KC Star – by Sara Beane

Ron Gier of Leawood is a self-described evening and weekend mechanic. By day, he works as vice president of human resources operations at Sprint. But after hours, he likes to indulge his hobby of tinkering with machines by serving as a coach and mentor for robotics teams in the Blue Valley School District.

For the last nine years, Gier has served as a coach for the district’s FIRST Robotics program . At a recent board of education meeting, Gier was recognized as a 2015 Friends of Education honoree in the Community Leader category.

Other Friends of Education honorees included Julie Brewer, Dr. Patty Logan, Mike Dusselier, Concrete Flatwork Excavating Company Inc. and Mainstreet Credit Union.

Gier’s path to becoming a coach and mentor for the district’s robotics program has been purely accidental. He doesn’t have a formal engineering background. But in 2007, Gier got a call from his oldest son asking for help with his robotics project at Blue Valley North High School. Since Gier raced go-karts as a hobby, his son knew he would probably be able to help.

“They were working on chain drive systems,” Gier said. “I had experience with chain drives so I came and helped and thought I would be working for an hour. And nine years later I’m still helping.”

And so began a beautiful friendship between Gier and the Blue Valley School District. In 2010, the Blue Valley School District opened the building for their Center for Advanced Professional Studies, or CAPS, Program and all of the district’s robotics teams moved under one roof.

During the board of education meeting honoring Gier, Blue Valley School District officials praised him for dedicating countless hours to the FIRST Robotics program, even opening the doors of Sprint as a satellite location for the program in its early days. He is credited with propelling the CAPS robotics program to a higher level.

CAPS engineering instructor Dan Ritter has been by Gier’s side since the early days at Blue Valley North High School. He coached Gier’s son and has been impressed by the amount of time he continues to put into the CAPS robotics program.

“Typically when people get involved they leave when their kids leave,” Ritter said. “But that’s not the case with Ron. I tell him that he missed his calling; he should have been a teacher or engineer.”

Ritter credits Gier with helping students develop their design ideas for their robots and in strengthening their critical thinking skills. Gier feels that as a mentor, his greatest contribution to his robotics teams is to teach them project management and problem solving skills similar to those he employs in the workplace.

“Most of the kids don’t come in with mechanical skills but they have great ideas and don’t know how to get started,” Gier said. “That’s where quickly moving from an idea to something that physically works is so important. They have great ideas but they don’t know how to take that first step to make a physical product. Once you start to visualize it is where the kids start to take off.”

Gier frequently comes to robotics practices after putting in 12-hour days at work. He typically volunteers four hours a week during the year and up to 20 hours a week during the six-week period when the two teams of around 30 kids each build their robots.

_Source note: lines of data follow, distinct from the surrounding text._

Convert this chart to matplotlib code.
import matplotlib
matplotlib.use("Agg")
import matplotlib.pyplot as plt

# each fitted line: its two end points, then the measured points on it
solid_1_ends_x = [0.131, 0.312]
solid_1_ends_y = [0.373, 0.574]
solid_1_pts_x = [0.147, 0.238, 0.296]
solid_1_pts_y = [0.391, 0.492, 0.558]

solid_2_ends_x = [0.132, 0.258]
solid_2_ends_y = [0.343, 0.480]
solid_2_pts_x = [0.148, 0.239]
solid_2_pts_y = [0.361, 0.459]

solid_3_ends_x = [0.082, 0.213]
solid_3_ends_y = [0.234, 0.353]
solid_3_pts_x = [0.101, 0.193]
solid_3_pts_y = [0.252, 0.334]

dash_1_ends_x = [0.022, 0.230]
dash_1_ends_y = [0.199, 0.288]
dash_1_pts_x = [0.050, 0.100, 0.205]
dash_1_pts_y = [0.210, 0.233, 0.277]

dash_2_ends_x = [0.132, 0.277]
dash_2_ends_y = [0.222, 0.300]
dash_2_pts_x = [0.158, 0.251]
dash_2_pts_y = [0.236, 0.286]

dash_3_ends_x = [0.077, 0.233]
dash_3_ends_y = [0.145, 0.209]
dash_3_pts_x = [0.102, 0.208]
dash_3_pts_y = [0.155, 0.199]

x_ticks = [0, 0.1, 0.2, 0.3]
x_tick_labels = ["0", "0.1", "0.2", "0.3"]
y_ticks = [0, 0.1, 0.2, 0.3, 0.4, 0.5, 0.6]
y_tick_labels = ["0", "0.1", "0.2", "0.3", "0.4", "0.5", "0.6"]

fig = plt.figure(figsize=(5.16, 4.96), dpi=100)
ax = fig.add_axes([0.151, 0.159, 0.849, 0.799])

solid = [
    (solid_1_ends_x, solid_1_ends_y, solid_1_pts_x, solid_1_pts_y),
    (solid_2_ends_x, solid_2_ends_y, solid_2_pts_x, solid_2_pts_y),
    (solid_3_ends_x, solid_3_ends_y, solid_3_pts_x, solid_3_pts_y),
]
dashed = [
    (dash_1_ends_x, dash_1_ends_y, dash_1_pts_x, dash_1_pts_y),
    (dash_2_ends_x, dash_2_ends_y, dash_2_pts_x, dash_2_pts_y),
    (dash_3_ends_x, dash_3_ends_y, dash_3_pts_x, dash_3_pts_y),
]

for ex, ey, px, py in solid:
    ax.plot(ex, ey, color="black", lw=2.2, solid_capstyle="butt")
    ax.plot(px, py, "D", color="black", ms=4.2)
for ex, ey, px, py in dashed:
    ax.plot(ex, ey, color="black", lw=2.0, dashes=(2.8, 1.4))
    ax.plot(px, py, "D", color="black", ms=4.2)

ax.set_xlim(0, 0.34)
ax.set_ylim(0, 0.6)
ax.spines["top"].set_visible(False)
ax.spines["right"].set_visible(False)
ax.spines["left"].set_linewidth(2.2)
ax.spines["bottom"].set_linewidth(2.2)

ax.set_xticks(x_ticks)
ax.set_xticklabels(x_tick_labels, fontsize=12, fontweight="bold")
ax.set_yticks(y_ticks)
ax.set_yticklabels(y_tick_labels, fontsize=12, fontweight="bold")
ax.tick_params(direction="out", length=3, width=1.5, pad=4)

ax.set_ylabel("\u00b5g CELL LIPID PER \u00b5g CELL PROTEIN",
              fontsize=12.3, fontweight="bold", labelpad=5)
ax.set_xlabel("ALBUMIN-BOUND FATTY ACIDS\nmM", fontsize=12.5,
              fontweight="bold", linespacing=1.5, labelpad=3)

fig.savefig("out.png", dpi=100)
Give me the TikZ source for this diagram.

Ritter said that the students seem to enjoy working with Gier just as much as he enjoys helping them.

“He encourages and challenges them and is very patient and caring,” Ritter said. “The kids like him and they listen to him and value his judgment and instruction a great deal.”

One of the things that Gier has taught his robotics students is how to communicate well in order to be successful as a team. He always has them begin and end each practice with a five-minute meeting to formulate a plan and evaluate their work. It’s a skill that Gier feels will follow his students well into their futures.

“To be effective, you have to be able to communicate well,” Gier said. “When these kids go off to college after high school, if they bring that communication skill with them, they will have a leg up.”